Washington, May 3 (EFE).- President Joe Biden on Tuesday asked Congress to allocate more funds to be able to continue providing aid to Ukraine in the face of the ongoing Russian aggression but also to replenish the US military arsenal, which has been somewhat depleted due to weapons transfers to the besieged East European country.
Biden on Tuesday visited the Alabama factory that turns out the shoulder-fired Javelin anti-tank missiles that have been such a great help to Ukraine in defending itself against the Russian armored onslaught since Feb. 24.
It was a visit whereby the White House said the president wanted to express his gratitude to US citizens for the economic support the country is giving Ukraine, but also to personally thank the workers who are making some of the weaponry Washington is sending to Kyiv.
Biden also repeated his message to Congress to approve his request for new funding for military aid to Ukraine, saying that the aid is a “direct investment in defending freedom and democracy itself.”
“Because if you don’t stand up to dictators, history has shown us, they keep coming, they keep coming,” Biden said.
“As I said from beginning,” the president continued, “this fight is not going to be cheap, but caving to aggression would even be more costly. We either back the Ukrainian people to defend their country or we stand by as Russia continues its atrocities and aggression.”
He said that the administration needs more money to send arms directly to Ukraine but also to continue supporting the Ukrainian people in the economic and humanitarian spheres.
Biden directed his comments to the workers at the plant, who welcomed him warmly and enthusiastically applauded his remarks.
“You’re making it possible for the Ukrainian people to defend themselves without us having to risk getting in a Third World War by sending in American soldiers fighting Russian soldiers,” he said.
“Quite frankly, (the Ukrainians) are making fools of the Russian military in many instances,” he said, adding that “A big part of the reason they’ve been able to keep up fighting and to make this war a strategic failure for Russia is because the United States, together [with our] allies and partners, have had their back.”
Biden said that the US alone has contributed more than 5,500 Javelins to Ukraine.
Despite the staging of the address at the weapons plant, the White House does not expect that one event like this will raise tensions with Russia, even though it puts the president together with some of the armaments which are working best to blunt the Russian assault, and – in the process – killing countless Russian soldiers.
White House Press Secretary Jen Psaki responded to reporters’ questions during the trip, also reiterating that its aim was to allow Biden to express his gratitude to the US people for the economic support they are providing to Ukraine.
In his speech, Biden issued several calls to Congress to approve the extraordinary aid packages he is requesting for Kyiv, but also to guarantee that the weapons stockpiles the US needs are replenished, given that much of the war materiel has been coming from warehoused weapons and not from “new” production off the assembly lines.
On April 28, Biden formally asked Congress for $33 billion in additional aid to Ukraine, of which more than $20 billion will be in the form of military assistance to support Kyiv in its struggle to fend off the Russian invasion.

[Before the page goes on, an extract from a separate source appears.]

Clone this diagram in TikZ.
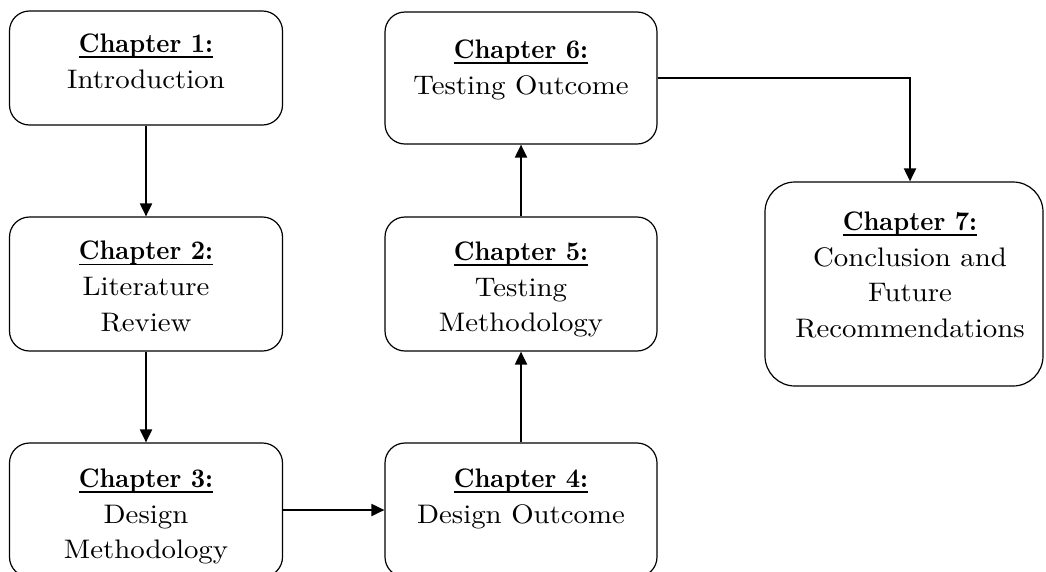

Although on Monday both the Pentagon and White House spokespeople insisted that the aid to Ukraine is not affecting the US ability to defend itself, they also acknowledged that an ongoing evaluation is being made of the weapons stockpiles each time that armaments are sent to Kyiv.
At midday on Tuesday, in her remarks to the media on Air Force One, Psaki noted that just a relatively small amount of money – she mentioned $250 million – remains of the budget established for the weapons shipments and thus lawmakers need to approve new allocations.
But she also said that funding is also needed to fully reconstitute US weapons stores.
In his remarks, Biden also spoke of other associated needs, including the manufacture of chips, and demanded that Congress act quickly and back his plan to push the manufacture of such items on US territory rather than in foreign countries.